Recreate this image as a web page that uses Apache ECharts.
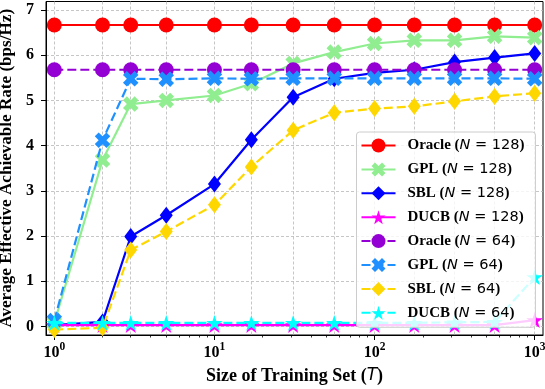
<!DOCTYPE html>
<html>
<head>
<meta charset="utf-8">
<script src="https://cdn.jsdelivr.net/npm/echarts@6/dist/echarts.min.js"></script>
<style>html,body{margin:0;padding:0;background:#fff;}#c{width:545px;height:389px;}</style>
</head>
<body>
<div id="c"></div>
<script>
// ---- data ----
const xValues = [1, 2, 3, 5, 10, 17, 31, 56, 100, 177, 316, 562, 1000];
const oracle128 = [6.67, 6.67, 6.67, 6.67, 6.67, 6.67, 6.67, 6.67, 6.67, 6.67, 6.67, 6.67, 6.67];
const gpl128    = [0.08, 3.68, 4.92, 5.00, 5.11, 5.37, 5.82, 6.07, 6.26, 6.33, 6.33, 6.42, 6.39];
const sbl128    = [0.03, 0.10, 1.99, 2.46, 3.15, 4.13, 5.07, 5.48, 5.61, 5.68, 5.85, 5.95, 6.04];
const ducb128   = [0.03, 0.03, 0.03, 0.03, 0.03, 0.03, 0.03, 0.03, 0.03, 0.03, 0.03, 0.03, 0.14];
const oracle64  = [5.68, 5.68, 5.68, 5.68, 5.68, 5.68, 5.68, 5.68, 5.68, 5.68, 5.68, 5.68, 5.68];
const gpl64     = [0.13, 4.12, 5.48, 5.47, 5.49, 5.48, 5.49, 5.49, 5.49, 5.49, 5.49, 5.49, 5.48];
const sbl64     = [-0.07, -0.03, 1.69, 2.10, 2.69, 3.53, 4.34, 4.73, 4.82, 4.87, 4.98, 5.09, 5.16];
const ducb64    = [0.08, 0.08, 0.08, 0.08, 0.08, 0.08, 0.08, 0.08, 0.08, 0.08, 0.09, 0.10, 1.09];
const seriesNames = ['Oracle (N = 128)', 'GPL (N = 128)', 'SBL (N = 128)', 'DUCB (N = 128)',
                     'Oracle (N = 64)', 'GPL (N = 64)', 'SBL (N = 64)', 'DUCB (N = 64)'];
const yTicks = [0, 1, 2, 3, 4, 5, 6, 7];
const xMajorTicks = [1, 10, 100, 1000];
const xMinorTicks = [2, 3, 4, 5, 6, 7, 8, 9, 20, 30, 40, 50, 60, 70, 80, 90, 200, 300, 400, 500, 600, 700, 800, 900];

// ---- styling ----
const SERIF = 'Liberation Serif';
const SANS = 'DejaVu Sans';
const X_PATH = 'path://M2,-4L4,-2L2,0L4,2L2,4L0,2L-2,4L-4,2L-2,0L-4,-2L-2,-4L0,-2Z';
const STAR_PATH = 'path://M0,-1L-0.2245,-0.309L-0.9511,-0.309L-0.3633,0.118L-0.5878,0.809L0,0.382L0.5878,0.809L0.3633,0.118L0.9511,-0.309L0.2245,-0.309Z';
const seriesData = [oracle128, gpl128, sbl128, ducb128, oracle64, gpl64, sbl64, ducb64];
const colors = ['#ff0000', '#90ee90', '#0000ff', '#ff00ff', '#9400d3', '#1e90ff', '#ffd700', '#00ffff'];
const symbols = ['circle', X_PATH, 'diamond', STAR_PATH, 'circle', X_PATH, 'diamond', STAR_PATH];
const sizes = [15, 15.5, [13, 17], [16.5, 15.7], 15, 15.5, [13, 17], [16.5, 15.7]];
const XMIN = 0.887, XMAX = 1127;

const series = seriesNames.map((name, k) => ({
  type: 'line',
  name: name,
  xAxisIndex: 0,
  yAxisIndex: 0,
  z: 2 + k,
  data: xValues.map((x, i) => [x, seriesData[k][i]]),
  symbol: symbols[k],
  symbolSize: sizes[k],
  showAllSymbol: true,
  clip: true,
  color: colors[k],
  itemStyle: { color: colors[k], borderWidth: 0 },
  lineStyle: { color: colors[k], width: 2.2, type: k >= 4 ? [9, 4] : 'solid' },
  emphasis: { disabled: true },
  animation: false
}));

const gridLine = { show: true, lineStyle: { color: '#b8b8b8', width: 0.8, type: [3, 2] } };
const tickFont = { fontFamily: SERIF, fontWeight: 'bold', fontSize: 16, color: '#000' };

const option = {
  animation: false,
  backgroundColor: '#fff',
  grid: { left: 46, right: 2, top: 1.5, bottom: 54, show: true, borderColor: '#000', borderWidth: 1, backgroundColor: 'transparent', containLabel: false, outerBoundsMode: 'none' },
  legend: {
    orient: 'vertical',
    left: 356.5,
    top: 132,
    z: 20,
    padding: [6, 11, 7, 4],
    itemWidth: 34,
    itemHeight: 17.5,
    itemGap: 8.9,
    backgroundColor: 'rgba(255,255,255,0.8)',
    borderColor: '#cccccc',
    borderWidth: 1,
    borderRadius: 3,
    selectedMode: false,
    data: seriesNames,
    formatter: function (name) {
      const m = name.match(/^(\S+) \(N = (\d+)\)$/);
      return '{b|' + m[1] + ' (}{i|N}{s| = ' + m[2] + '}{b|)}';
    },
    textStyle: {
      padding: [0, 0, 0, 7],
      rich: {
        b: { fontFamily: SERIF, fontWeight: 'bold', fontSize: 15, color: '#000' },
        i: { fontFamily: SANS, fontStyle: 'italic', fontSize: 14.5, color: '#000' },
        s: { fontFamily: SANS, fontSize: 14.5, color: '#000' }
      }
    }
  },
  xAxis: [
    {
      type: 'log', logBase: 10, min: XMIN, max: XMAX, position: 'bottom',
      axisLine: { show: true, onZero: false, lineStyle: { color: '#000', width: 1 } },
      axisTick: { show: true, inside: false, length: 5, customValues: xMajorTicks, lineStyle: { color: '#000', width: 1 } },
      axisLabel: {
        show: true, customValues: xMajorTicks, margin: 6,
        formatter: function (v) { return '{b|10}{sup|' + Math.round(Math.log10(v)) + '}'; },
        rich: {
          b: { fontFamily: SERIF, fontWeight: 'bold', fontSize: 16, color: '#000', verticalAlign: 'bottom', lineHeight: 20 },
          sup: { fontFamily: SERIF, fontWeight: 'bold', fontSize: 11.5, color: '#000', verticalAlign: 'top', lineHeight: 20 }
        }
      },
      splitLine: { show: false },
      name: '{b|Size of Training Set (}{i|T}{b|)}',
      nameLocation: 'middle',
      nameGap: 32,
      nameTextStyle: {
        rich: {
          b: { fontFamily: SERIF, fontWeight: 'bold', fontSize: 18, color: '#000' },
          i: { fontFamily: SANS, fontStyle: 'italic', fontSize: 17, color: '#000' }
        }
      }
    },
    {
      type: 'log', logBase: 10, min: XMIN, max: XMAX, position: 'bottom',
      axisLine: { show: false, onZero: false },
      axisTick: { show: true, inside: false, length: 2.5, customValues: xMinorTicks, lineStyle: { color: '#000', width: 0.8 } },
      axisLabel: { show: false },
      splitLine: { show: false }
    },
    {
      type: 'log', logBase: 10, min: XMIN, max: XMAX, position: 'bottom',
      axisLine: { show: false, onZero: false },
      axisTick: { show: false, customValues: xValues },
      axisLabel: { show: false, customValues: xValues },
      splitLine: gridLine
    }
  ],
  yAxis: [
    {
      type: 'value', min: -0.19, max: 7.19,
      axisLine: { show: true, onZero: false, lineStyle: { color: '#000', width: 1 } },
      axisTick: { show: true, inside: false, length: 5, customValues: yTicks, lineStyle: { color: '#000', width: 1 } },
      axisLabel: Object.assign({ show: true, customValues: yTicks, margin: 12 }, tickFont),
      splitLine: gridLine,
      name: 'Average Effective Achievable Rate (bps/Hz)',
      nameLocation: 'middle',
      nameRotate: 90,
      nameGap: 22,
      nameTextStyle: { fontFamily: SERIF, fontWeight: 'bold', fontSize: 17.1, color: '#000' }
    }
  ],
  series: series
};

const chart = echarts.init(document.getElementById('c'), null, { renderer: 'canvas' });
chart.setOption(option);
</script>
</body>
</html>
· · · · · · ·
◆ DIRECTION: Leave out the pictures and repeat exactly the lines from the start of the material through the line that contains "700, 800, 900];", both included.

◆ THE COMPLETED TASK:
Recreate this image as a web page that uses Apache ECharts.
<!DOCTYPE html>
<html>
<head>
<meta charset="utf-8">
<script src="https://cdn.jsdelivr.net/npm/echarts@6/dist/echarts.min.js"></script>
<style>html,body{margin:0;padding:0;background:#fff;}#c{width:545px;height:389px;}</style>
</head>
<body>
<div id="c"></div>
<script>
// ---- data ----
const xValues = [1, 2, 3, 5, 10, 17, 31, 56, 100, 177, 316, 562, 1000];
const oracle128 = [6.67, 6.67, 6.67, 6.67, 6.67, 6.67, 6.67, 6.67, 6.67, 6.67, 6.67, 6.67, 6.67];
const gpl128    = [0.08, 3.68, 4.92, 5.00, 5.11, 5.37, 5.82, 6.07, 6.26, 6.33, 6.33, 6.42, 6.39];
const sbl128    = [0.03, 0.10, 1.99, 2.46, 3.15, 4.13, 5.07, 5.48, 5.61, 5.68, 5.85, 5.95, 6.04];
const ducb128   = [0.03, 0.03, 0.03, 0.03, 0.03, 0.03, 0.03, 0.03, 0.03, 0.03, 0.03, 0.03, 0.14];
const oracle64  = [5.68, 5.68, 5.68, 5.68, 5.68, 5.68, 5.68, 5.68, 5.68, 5.68, 5.68, 5.68, 5.68];
const gpl64     = [0.13, 4.12, 5.48, 5.47, 5.49, 5.48, 5.49, 5.49, 5.49, 5.49, 5.49, 5.49, 5.48];
const sbl64     = [-0.07, -0.03, 1.69, 2.10, 2.69, 3.53, 4.34, 4.73, 4.82, 4.87, 4.98, 5.09, 5.16];
const ducb64    = [0.08, 0.08, 0.08, 0.08, 0.08, 0.08, 0.08, 0.08, 0.08, 0.08, 0.09, 0.10, 1.09];
const seriesNames = ['Oracle (N = 128)', 'GPL (N = 128)', 'SBL (N = 128)', 'DUCB (N = 128)',
                     'Oracle (N = 64)', 'GPL (N = 64)', 'SBL (N = 64)', 'DUCB (N = 64)'];
const yTicks = [0, 1, 2, 3, 4, 5, 6, 7];
const xMajorTicks = [1, 10, 100, 1000];
const xMinorTicks = [2, 3, 4, 5, 6, 7, 8, 9, 20, 30, 40, 50, 60, 70, 80, 90, 200, 300, 400, 500, 600, 700, 800, 900];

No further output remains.